--- GOAL OF THE EXERCISE ---
Beginning with the first line, set down every line through the one containing "minimum width=296pt] (ijtimoiy)", exactly as it appears, but not the pictures.

--- GIVEN DATA ---

┌──

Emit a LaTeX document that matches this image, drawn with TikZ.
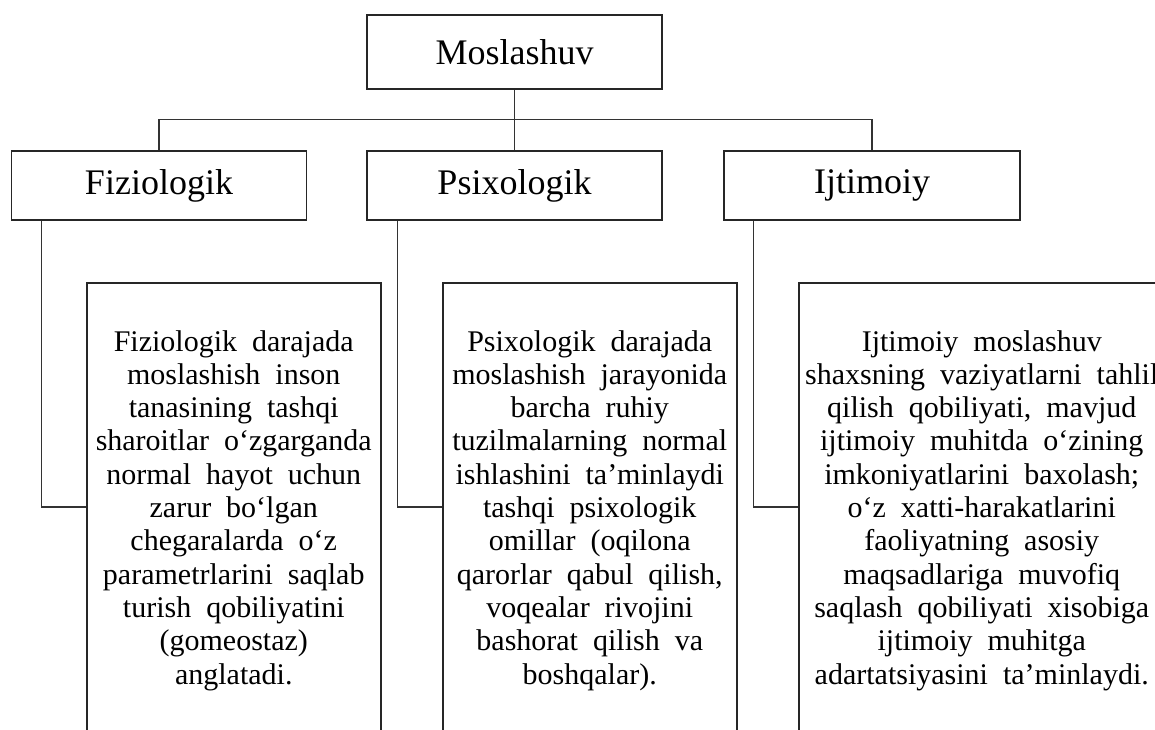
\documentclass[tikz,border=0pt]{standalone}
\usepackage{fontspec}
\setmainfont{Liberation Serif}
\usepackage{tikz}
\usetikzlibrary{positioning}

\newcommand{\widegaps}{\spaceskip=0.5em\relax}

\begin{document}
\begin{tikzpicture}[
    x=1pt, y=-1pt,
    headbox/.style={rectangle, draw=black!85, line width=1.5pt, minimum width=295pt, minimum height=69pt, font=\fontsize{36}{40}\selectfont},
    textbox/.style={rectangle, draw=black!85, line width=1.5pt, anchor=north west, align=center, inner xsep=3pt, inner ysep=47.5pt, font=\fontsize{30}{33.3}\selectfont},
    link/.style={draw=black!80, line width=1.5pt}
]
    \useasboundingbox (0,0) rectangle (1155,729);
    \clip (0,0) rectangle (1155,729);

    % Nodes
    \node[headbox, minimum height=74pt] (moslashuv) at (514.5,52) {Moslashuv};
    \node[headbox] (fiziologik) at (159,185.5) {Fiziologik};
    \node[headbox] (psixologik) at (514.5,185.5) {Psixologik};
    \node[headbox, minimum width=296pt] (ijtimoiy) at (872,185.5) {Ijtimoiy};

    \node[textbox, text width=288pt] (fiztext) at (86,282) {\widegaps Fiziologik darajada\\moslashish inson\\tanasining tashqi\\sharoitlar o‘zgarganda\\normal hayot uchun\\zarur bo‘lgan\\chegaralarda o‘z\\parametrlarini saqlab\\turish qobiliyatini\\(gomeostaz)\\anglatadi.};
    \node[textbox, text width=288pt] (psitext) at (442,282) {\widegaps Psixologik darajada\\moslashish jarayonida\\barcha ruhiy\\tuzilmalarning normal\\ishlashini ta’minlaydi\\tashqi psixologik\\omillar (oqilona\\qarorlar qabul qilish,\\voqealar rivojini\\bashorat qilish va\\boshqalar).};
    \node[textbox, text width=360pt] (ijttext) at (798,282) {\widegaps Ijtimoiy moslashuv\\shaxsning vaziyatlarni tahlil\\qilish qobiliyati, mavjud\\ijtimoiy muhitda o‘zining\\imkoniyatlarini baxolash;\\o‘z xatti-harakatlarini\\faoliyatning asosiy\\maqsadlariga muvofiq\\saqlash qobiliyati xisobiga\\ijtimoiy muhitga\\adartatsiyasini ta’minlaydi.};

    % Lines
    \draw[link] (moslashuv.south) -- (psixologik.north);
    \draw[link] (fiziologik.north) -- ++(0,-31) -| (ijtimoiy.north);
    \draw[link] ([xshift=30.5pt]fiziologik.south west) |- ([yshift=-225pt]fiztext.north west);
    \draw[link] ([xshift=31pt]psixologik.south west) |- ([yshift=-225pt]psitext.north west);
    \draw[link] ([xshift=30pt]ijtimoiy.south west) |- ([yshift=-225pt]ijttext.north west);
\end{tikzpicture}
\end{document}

└──

--- WRITTEN ANSWER ---
Emit a LaTeX document that matches this image, drawn with TikZ.
\documentclass[tikz,border=0pt]{standalone}
\usepackage{fontspec}
\setmainfont{Liberation Serif}
\usepackage{tikz}
\usetikzlibrary{positioning}

\newcommand{\widegaps}{\spaceskip=0.5em\relax}

\begin{document}
\begin{tikzpicture}[
    x=1pt, y=-1pt,
    headbox/.style={rectangle, draw=black!85, line width=1.5pt, minimum width=295pt, minimum height=69pt, font=\fontsize{36}{40}\selectfont},
    textbox/.style={rectangle, draw=black!85, line width=1.5pt, anchor=north west, align=center, inner xsep=3pt, inner ysep=47.5pt, font=\fontsize{30}{33.3}\selectfont},
    link/.style={draw=black!80, line width=1.5pt}
]
    \useasboundingbox (0,0) rectangle (1155,729);
    \clip (0,0) rectangle (1155,729);

    % Nodes
    \node[headbox, minimum height=74pt] (moslashuv) at (514.5,52) {Moslashuv};
    \node[headbox] (fiziologik) at (159,185.5) {Fiziologik};
    \node[headbox] (psixologik) at (514.5,185.5) {Psixologik};
    \node[headbox, minimum width=296pt] (ijtimoiy) at (872,185.5) {Ijtimoiy};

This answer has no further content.